11. Virou areia

“Virou Areia”




Até novembro de 2006, o museu da FAAP, em São Paulo, esteve com uma impressionante exposição chamada “deuses gregos”. Impressionante a começar pelo fato de que a entrada para ver essas esculturas de dois mil anos, emprestadas pelo museu Pergamon de Berlim, era gratuita.

A exposição era formada por duas grandes salas. Na sala, à esquerda de que entrava no prédio, estava um conjunto de esculturas interessantes mas já bem danificadas pelo tempo. Porém, a sala à direita era surpreendente, pois, apesar da idade das esculturas essas estavam em perfeito estado de conservação.

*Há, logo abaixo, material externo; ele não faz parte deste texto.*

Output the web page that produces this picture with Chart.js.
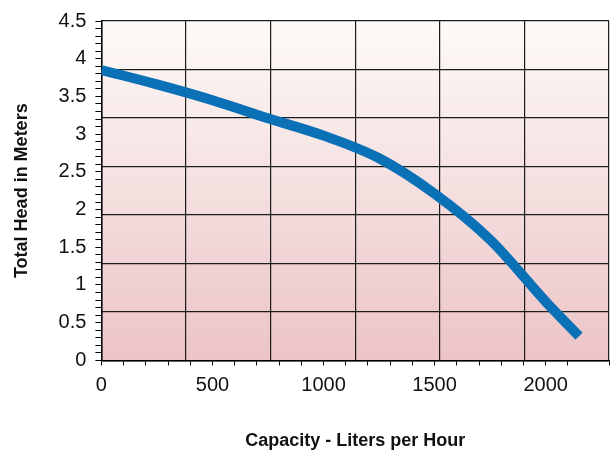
<!DOCTYPE html>
<html>
<head>
<meta charset="utf-8">
<script src="https://cdn.jsdelivr.net/npm/chart.js@4/dist/chart.umd.min.js"></script>
<style>
    html, body { margin: 0; padding: 0; background: #fff; }
    #wrap { width: 610px; height: 454px; }
</style>
</head>
<body>
<div id="wrap"><canvas id="pumpChart"></canvas></div>
<script>
// Pump curve
const capacity = [0, 250, 500, 750, 1000, 1250, 1500, 1750, 2000, 2150];
const head = [3.85, 3.66, 3.45, 3.21, 2.98, 2.68, 2.21, 1.60, 0.78, 0.32];

// axis ranges
const xMax = 2285;
const yMax = 4.5;
// the background grid is an even 6 x 7 mesh, not tied to the tick values
const gridCols = 6;
const gridRows = 7;

const fontFamily = '"Liberation Sans", Arial, Helvetica, sans-serif';

// soft pink gradient behind the plot
const plotBackground = {
    id: 'plotBackground',
    beforeDraw(chart) {
        const { ctx, chartArea: a } = chart;
        const g = ctx.createLinearGradient(0, a.top, 0, a.bottom);
        g.addColorStop(0, '#fdfaf8');
        g.addColorStop(1, '#ecc4c6');
        ctx.save();
        ctx.fillStyle = g;
        ctx.fillRect(a.left, a.top, a.right - a.left, a.bottom - a.top);
        ctx.restore();
    }
};

const isMultiple = (v, step) => Math.abs(v / step - Math.round(v / step)) < 1e-6;

new Chart(document.getElementById('pumpChart'), {
    type: 'line',
    data: {
        datasets: [{
            data: capacity.map((c, i) => ({ x: c, y: head[i] })),
            borderColor: '#0a71b6',
            borderWidth: 10,
            pointRadius: 0,
            cubicInterpolationMode: 'monotone',
            borderCapStyle: 'butt',
            fill: false
        }]
    },
    options: {
        responsive: true,
        maintainAspectRatio: false,
        animation: false,
        layout: { padding: { left: 0, right: 1, top: 21, bottom: 2 } },
        plugins: {
            legend: { display: false },
            tooltip: { enabled: false }
        },
        scales: {
            x: {
                type: 'linear',
                min: 0,
                max: xMax,
                position: 'bottom',
                grid: { drawOnChartArea: false, tickLength: 5, tickColor: '#000' },
                border: { color: '#000', width: 1.5 },
                ticks: {
                    stepSize: 100,
                    autoSkip: false,
                    maxRotation: 0,
                    // tick padding also pads the right edge, so the gap comes from lineHeight
                    padding: 0,
                    color: '#111',
                    font: { family: fontFamily, size: 20, lineHeight: '40px' },
                    callback: (v) => (isMultiple(v, 500) ? String(Math.round(v)) : '')
                },
                title: {
                    display: true,
                    text: 'Capacity - Liters per Hour',
                    color: '#111',
                    font: { family: fontFamily, size: 18, weight: 'bold' },
                    padding: { top: 25, bottom: 0 }
                }
            },
            y: {
                type: 'linear',
                min: 0,
                max: yMax,
                grid: { drawOnChartArea: false, tickLength: 6, tickColor: '#000' },
                border: { color: '#000', width: 1.5 },
                ticks: {
                    stepSize: 0.1,
                    autoSkip: false,
                    padding: 9,
                    color: '#111',
                    font: { family: fontFamily, size: 20 },
                    callback: (v) => (isMultiple(v, 0.5) ? String(Math.round(v * 10) / 10) : '')
                },
                title: {
                    display: true,
                    text: 'Total Head in Meters',
                    color: '#111',
                    font: { family: fontFamily, size: 18, weight: 'bold' },
                    padding: { top: 11, bottom: 17 }
                }
            },
            gridX: {
                type: 'linear',
                min: 0,
                max: gridCols,
                position: 'top',
                grid: { drawTicks: false, color: '#1c1c1c', lineWidth: 1.2 },
                border: { display: false },
                ticks: { display: false, stepSize: 1, padding: 0 }
            },
            gridY: {
                type: 'linear',
                min: 0,
                max: gridRows,
                position: 'right',
                grid: { drawTicks: false, color: '#1c1c1c', lineWidth: 1.2 },
                border: { display: false },
                ticks: { display: false, stepSize: 1, padding: 0 }
            }
        }
    },
    plugins: [plotBackground]
});
</script>
</body>
</html>
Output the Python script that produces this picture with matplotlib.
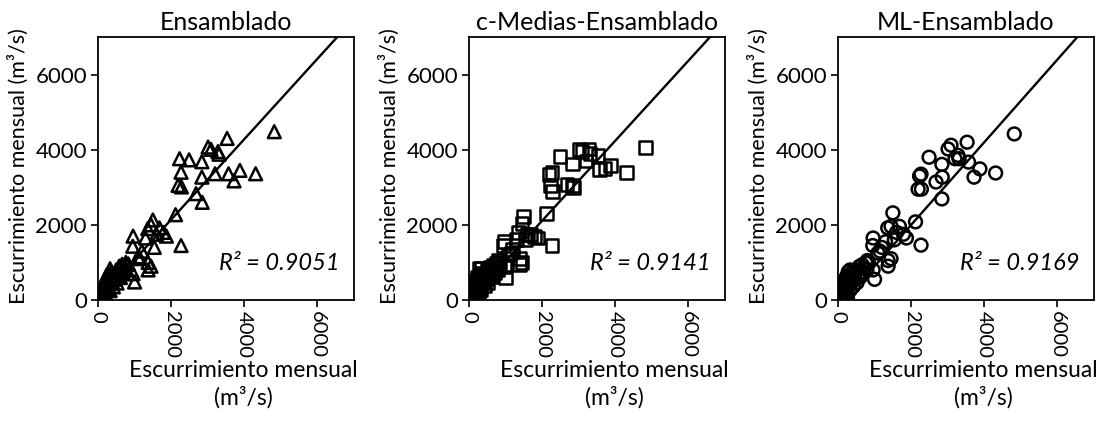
import matplotlib
matplotlib.use("Agg")
import matplotlib.pyplot as plt
import numpy as np

plt.rcParams['font.family'] = ['Lato', 'DejaVu Sans']

titles = ["Ensamblado", "c-Medias-Ensamblado", "ML-Ensamblado"]
r2_labels = ["R² = 0.9051", "R² = 0.9141", "R² = 0.9169"]
markers = ["^", "s", "o"]
axis_label = "Escurrimiento mensual (m³/s)"
xlabel_text = "Escurrimiento mensual\n(m³/s)"
ticks = [0, 2000, 4000, 6000]

# observed monthly runoff (shared x)
x_obs = [4820, 3530, 3010, 3090, 3280, 3310, 2230, 2490, 2840, 2270, 2840, 3200,
         3570, 3880, 4310, 3720, 2190, 2280, 2680, 2850, 2120, 2270,
         1500, 1450, 1360, 1680, 1790, 1870, 1540, 960, 950, 1090, 1370, 1370,
         1450, 830, 960, 1000, 700, 600, 330, 1200, 1150, 800, 1600, 1300,
         80, 100, 110, 130, 150, 160, 180, 200, 210, 230, 250, 260, 280, 300,
         310, 330, 350, 370, 390, 400, 420, 450, 470, 500, 520, 550, 580, 610,
         640, 660, 700, 730, 760, 790, 120, 170, 220, 260, 140, 190]

y_ens = [4480, 4300, 4070, 4010, 3950, 3880, 3760, 3730, 3680, 3400, 3270, 3360,
         3360, 3450, 3360, 3170, 3050, 3010, 2830, 2600, 2270, 1450,
         2130, 2000, 1900, 1920, 1800, 1700, 1400, 1700, 1430, 1150, 1000, 800,
         900, 960, 700, 480, 800, 600, 830, 1300, 1100, 950, 1750, 1650,
         60, 150, 250, 120, 300, 450, 200, 550, 350, 650, 300, 500, 700, 420,
         600, 250, 550, 750, 480, 650, 350, 700, 550, 800, 450, 650, 900, 600,
         750, 950, 700, 850, 1000, 800, 30, 80, 120, 60, 20, 100]

y_cme = [4060, 3850, 4000, 3950, 4020, 3890, 3050, 3830, 3620, 3400, 3050, 3700,
         3480, 3580, 3400, 3500, 3350, 2880, 3080, 3000, 2300, 1440,
         2220, 2040, 1800, 1750, 1700, 1650, 1600, 1550, 1450, 1200, 1100, 950,
         1000, 1000, 900, 600, 800, 700, 850, 1350, 1250, 1050, 1750, 1600,
         80, 130, 280, 100, 320, 420, 220, 500, 380, 600, 280, 520, 850, 400,
         580, 270, 520, 700, 500, 620, 380, 680, 560, 780, 470, 640, 880, 620,
         760, 920, 720, 840, 980, 820, 40, 90, 130, 70, 30, 110]

y_ml = [4420, 4200, 4020, 4120, 3850, 3760, 3300, 3800, 3610, 3350, 2690, 3760,
        3670, 3490, 3380, 3270, 2950, 2950, 3140, 3270, 2080, 1460,
        2320, 1960, 1920, 1960, 1750, 1650, 1600, 1650, 1450, 1250, 1050, 900,
        1100, 1000, 800, 550, 850, 700, 800, 1400, 1300, 1050, 1800, 1550,
        70, 140, 260, 110, 310, 430, 210, 520, 360, 620, 290, 510, 750, 410,
        590, 260, 540, 720, 490, 640, 360, 690, 550, 790, 460, 650, 890, 610,
        750, 940, 710, 850, 990, 810, 35, 85, 125, 65, 25, 105]

# trend lines (slope, intercept)
trend = [(1.07, 0), (1.065, -20), (1.10, -200)]

series = [y_ens, y_cme, y_ml]
lefts = [98, 469, 838]

fig = plt.figure(figsize=(11.02, 4.40), dpi=100)
for i in range(3):
    ax = fig.add_axes([lefts[i] / 1102, 140 / 440, 256 / 1102, 263 / 440])
    ax.scatter(x_obs, series[i], marker=markers[i], s=85, facecolors='none',
               edgecolors='black', linewidths=1.8, zorder=3)
    m, b = trend[i]
    xl = np.array([0, 7000])
    ax.plot(xl, m * xl + b, color='black', linewidth=1.7, zorder=2)
    ax.set_xlim(0, 7000)
    ax.set_ylim(0, 7000)
    ax.set_xticks(ticks)
    ax.set_yticks(ticks)
    ax.tick_params(axis='x', labelrotation=-90, labelsize=14.5, length=5, width=1.2, pad=3)
    ax.tick_params(axis='y', labelsize=16, length=5, width=1.2, pad=3)
    for s in ax.spines.values():
        s.set_linewidth(1.3)
    ax.set_title(titles[i], fontsize=18, pad=5)
    ax.set_ylabel(axis_label, fontsize=15.5, va='center')
    ax.yaxis.set_label_coords(-0.31, 0.51)
    ax.set_xlabel(xlabel_text, fontsize=16.5, linespacing=1.25)
    ax.xaxis.set_label_coords(0.566, -0.23)
    ax.text(0.945, 0.14, r2_labels[i], transform=ax.transAxes, ha='right',
            va='center', fontsize=17, style='italic')

fig.savefig("out.png", dpi=100)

Entretanto, a entrada gratuita e a idade das esculturas (com , no mínimo, 1500 anos) não era a única coisa impressionante na exposição. A beleza estética deixava todos de boca aberta e o realismo era tão grande que, se uma delas de repente começasse a andar pelo salão, eu provavelmente acharia o fato “bastante natural”.

Como disse, o estado de conservação das esculturas era impressionante – o que não é uma conseqüência natural do material empregado mas, sim, da intervenção humana.
Foi pensando sobre isto que lembrei-me de uma reportagem que li, anos atrás, sobre os cuidados que estavam sendo tomados para a preservação da famosa estátua de Davi, esculpida por Michelangelo.

Depois de ter sido transferida da praça principal de Florença para a Galleria dell´Accademia, para uma melhor preservação, a escultura foi limpa. No entanto, antes de limpá-la, os especialistas passaram onze anos discutindo qual seria o processo mais adeqüado para fazê-lo sem danificar a relíquia renascentista de 500 anos, cinco metros e seis toneladas.

E, como se não bastassem todos esses cuidados, o museu iria também, na época em que li a reportagem, instalar um sistema high-tech que criaria um muro de ar puro invisível, em volta da estátua, com o objetivo de protegê-la dos efeitos corrosivos do pó trazido pelos visitantes!

Nos últimos dias, tenho pensado muito nessas esculturas e nesse tema da preservação do patrimônio histórico e cultural. E, como também tem me ocorrido este ano, foi Lenine quem, mais uma vez, me conduziu a essas reflexões.

O “Samba de uma nota só", de João Gilberto, todos conhecem. Porém, a meu ver, Lenine fez uma canção (presente no CD InCité) que poderia ser chamada de “Música de uma palavra só”, ou melhor de duas palavras só: “Virou areia”.

“Cadê a esfinge de pedra que ficava aqui?
Virou areia, virou areia
Cadê a floresta que o mar já avistou dali?
Virou areia, virou areia
Cadê a mulher que esperava o pescador?
Virou areia, virou areia”


Sim, o destino das coisas criadas pelo homem parece mesmo ser o de "virar areia". Afinal de contas, mesmo com todos os cuidados descritos acima, no que se refere à escultura de Davi, ela não vai durar para sempre.

Mas, como sugere a última frase dessa primeira estrofe da canção, não é somente as obras dos homens que desaparecem, mas também o próprio homem. Aliás, "virar areia" foi o legado que Adão (e toda a humanidade) recebeu como castigo por sua desobediência:

“Do suor do teu rosto comerás o teu pão,
até que tornes à terra, porque dela foste tomado;
porquanto és pó, e ao pó tornarás”.
[Genesis 3:19]

É, portanto, a luz deste legado que o autor de Eclesiastes (ironicamente: o “filho de Davi”, cuja escultura os especialistas do museu de Florença tentam preservar) fala que o destino de todos os homens é um só:

“Todos vão para um lugar,
todos são pó,
e ao pó tornarão.”

[Eclesiastes 3:20]

Tempos atrás, um amigo me dizia que nós, humanos, estamos destinados ao fracasso: por mais que nos esforcemos por nos tornar pessoas melhores e nos aperfeiçoar ou ainda nos mantermos jovens, um dia deixamos tudo para trás. Em suma: “viramos areia”, na expressão de Lenine.

Sim, esta pode não ser a reflexão de fim de ano mais otimista que você já ouviu nos últimos tempos. Mas, penso que se não meditarmos vez em quando nesta verdade, podemos correr o risco de ocuparmos nossas vidas com a ilusão de continuarmos sempre jovens, até que um dia, enfim, acordemos já demasiadamente tarde para deixar outro legado, à Terra, senão um pequeno monte de areia.